- Description of the task
Leaving out every picture, copy the lines of the data exactly, from the first through the line containing "const watermarkUrl = 'w".

- Raw data
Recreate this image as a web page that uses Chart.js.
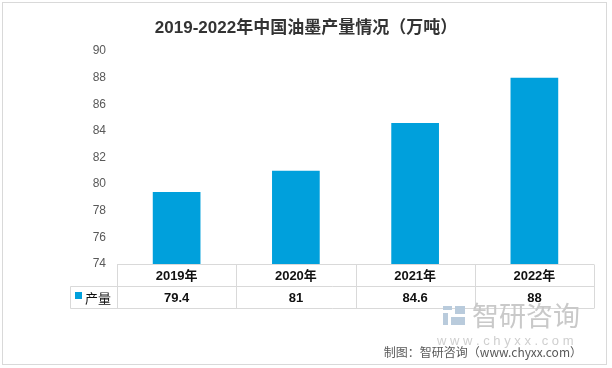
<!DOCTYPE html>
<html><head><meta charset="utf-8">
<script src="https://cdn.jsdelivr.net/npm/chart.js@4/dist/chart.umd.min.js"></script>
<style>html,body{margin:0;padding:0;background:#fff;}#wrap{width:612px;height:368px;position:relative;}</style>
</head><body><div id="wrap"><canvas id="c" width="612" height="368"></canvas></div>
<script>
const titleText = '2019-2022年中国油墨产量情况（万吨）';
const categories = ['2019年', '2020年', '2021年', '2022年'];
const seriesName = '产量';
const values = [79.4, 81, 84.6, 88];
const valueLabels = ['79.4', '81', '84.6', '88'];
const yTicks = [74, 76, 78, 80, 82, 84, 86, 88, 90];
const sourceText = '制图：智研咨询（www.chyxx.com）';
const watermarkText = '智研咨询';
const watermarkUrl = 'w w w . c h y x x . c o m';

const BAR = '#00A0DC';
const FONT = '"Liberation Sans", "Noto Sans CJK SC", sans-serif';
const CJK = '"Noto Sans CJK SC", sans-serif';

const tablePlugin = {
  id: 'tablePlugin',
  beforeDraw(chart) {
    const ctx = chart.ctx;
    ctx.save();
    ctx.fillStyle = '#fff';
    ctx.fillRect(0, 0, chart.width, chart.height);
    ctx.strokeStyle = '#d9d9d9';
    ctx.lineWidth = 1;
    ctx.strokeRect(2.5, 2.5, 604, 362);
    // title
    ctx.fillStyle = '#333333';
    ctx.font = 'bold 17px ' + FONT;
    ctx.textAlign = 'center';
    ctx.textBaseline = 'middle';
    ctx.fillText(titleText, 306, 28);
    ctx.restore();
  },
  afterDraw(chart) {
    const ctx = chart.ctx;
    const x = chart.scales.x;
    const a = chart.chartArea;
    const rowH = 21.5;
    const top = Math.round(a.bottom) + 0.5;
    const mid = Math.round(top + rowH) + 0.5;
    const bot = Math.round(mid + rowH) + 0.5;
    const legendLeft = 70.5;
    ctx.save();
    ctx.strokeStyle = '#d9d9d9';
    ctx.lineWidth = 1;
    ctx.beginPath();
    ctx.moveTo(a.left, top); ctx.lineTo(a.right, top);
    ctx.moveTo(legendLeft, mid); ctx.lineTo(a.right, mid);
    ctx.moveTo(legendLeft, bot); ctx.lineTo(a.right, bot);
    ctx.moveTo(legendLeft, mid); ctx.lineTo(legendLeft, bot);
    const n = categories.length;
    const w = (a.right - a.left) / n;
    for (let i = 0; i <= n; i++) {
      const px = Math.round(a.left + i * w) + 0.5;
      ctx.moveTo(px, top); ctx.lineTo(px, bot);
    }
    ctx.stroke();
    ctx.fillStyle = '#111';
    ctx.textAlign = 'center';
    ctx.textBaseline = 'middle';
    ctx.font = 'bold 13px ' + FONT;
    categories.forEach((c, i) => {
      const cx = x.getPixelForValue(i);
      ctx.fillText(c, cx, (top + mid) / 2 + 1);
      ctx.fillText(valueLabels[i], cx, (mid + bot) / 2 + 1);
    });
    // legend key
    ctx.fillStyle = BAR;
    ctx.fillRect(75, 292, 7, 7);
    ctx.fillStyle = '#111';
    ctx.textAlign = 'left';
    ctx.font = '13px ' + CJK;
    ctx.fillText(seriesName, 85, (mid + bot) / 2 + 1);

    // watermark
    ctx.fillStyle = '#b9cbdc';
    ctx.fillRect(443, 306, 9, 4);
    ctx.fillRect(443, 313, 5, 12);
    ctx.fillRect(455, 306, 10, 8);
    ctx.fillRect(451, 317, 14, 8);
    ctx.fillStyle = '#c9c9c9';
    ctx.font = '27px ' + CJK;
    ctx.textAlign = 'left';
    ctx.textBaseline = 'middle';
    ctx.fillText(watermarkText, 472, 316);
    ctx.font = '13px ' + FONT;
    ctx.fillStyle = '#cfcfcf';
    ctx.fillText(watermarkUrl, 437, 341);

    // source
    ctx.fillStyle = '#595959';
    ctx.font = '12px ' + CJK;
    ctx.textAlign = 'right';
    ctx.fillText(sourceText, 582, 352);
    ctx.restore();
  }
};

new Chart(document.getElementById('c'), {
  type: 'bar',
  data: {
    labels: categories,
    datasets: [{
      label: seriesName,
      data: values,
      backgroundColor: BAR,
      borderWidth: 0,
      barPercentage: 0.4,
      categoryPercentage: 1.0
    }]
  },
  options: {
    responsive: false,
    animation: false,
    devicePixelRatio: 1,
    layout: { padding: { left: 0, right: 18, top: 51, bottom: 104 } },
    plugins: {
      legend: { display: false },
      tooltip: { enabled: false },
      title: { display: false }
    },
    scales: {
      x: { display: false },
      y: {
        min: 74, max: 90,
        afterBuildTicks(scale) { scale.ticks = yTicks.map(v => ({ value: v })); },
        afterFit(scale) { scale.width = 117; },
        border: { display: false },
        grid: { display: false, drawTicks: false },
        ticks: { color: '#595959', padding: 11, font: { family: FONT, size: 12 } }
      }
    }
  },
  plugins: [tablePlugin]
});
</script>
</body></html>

- Full output
Recreate this image as a web page that uses Chart.js.
<!DOCTYPE html>
<html><head><meta charset="utf-8">
<script src="https://cdn.jsdelivr.net/npm/chart.js@4/dist/chart.umd.min.js"></script>
<style>html,body{margin:0;padding:0;background:#fff;}#wrap{width:612px;height:368px;position:relative;}</style>
</head><body><div id="wrap"><canvas id="c" width="612" height="368"></canvas></div>
<script>
const titleText = '2019-2022年中国油墨产量情况（万吨）';
const categories = ['2019年', '2020年', '2021年', '2022年'];
const seriesName = '产量';
const values = [79.4, 81, 84.6, 88];
const valueLabels = ['79.4', '81', '84.6', '88'];
const yTicks = [74, 76, 78, 80, 82, 84, 86, 88, 90];
const sourceText = '制图：智研咨询（www.chyxx.com）';
const watermarkText = '智研咨询';
const watermarkUrl = 'w w w . c h y x x . c o m';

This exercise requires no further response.